Débutons avec la consultation du gouvernement fédéral sur l’accord de livre-échange avec les USA – l’ALÉNA (je traiterai de la consultation pour la nouvelle politique culturelle québécoise dans un autre billet).

Avant tout, l’institut de recherche en politique publique (Canada) diffuse un dossier intitulé « Repenser la politique canadienne sur le droit d’auteur » dans sa revue Options Politiques.

Repenser la politique canadienne sur le droit d’auteur

 

Ce dossier tombe à pic car le gouvernement fédéral consulte les citoyens du pays sur les enjeux découlant du traité de libre échange avec les États-Unis, l’ALÉNA. Le lien entre un accord de libre-échange et la propriété intellectuelle peut sembler ténu, mais la réalité est tout autre. Le droit d’auteur, les brevets et les autres domaines de la propriété intellectuelle édictent des droits de propriété sur du savoir ou des idées. Les États-Unis ont recours aux accords bilatéraux pour lisser les législations d’autres pays en sa faveur. Ironiquement, la première mouture de l’ALÉNA, entrée en vigueur en 1993, édicte un chapitre sur la PI mais fut négociée avant qu’Internet et le numérique ne bouscule les industries culturelles et du savoir. Compte tenu des récriminations du gouvernement Trump contre nos pratiques commerciales, nous auront droit à une négociation difficile.

En fait, plus du trois-quart de nos exportations vont chez nos voisins du sud. Certaines industries, dont le bois d’oeuvre (surtout la matière ligneuse récoltée sur les terres de la couronne que les USA associent à des subventions masquées) et la gestion de l’offre en agriculture (domaines laitiers et céréaliers par exemple) embêtent les américains. Par ailleurs, le Canada figure sur la liste noire des USA concernant la propriété intellectuelle depuis des années. D’ailleurs, l’infatigable blogueur Michael Geist, professeur en droit des TI à l’Université d’Ottawa, propose une série de billets pour décrypter la position américaine sur les questions numériques susceptibles de tomber dans la collimateur des négociations.

En plus des questions de propriété intellectuelle, il est également question de « l’exception culturelle » qui est très chère à nos fournisseurs de contenu, les écrivain.ne.s, les musicien.ne.s et les act.rices.eurs… tout l’appareillage de support à la création et à la diffusion pourrait tomber dans le broyeur américain par le biais de cette négociation…

Ainsi, je suis en train de préparer mes réponses aux questions lancées par le gouvernement fédéral pour préparer les négociations de l’ALÉNA. Je les partagent avec vous pour susciter la réflexion et vous inviter à également contribuer à ce processus démocratique dans la négociation souveraine entre un géant commercial et son voisin parfois complaisant:

 *À votre avis, quelles devraient être les priorités du Gouvernement du Canada dans cette renégociation de l’ALÉNA (ex. enjeux commerciaux, pratiques commerciales)?

Le Canada doit bâtir et maintenir une rhétorique commerciale qui dépasse le simple cadre économique.
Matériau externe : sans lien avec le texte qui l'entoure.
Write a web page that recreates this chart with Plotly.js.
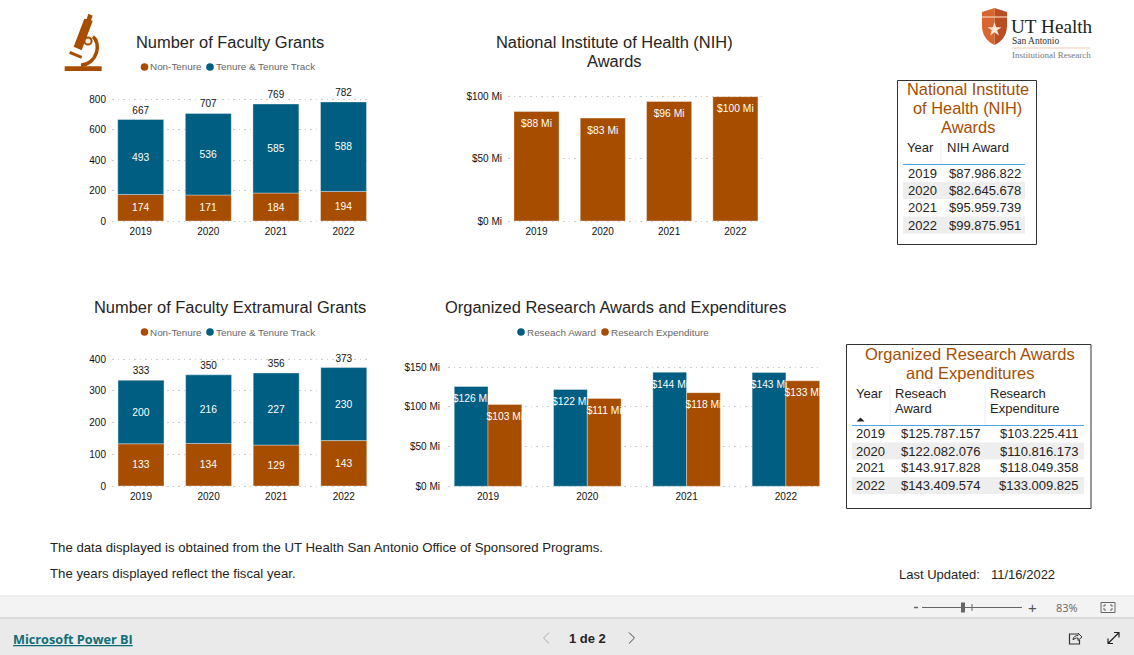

En ce sens, il est essentiel d’incorporer des modèles ou conceptualisations novateurs basés sur une approche critique et réflexive plus large. À cette fin, il faut introduire de nouvelles théories pour mieux saisir le rôle du droit et de l’économie dans l’organisation de l’activité humaine.

La doxa économique contemporaine se divise en deux pôles intellectuels. D’un côté, l’approche économique dite néoclassique favorise l’analyse transactionnelle des marchés de biens généralement homogènes. De l’autre, l’approche néolibérale élève les marchés comme structure institutionnelle incontournable, voire hégémonique, dans l’organisation sociale et industrielle.  Ces deux approches intellectuelles sont pertinentes surtout lors de l’analyse des interactions compétitives de corporations à l’intérieur d’un marché donné (ou de marchés complémentaires). Elles dominent la rhétorique commerciale de nos voisins.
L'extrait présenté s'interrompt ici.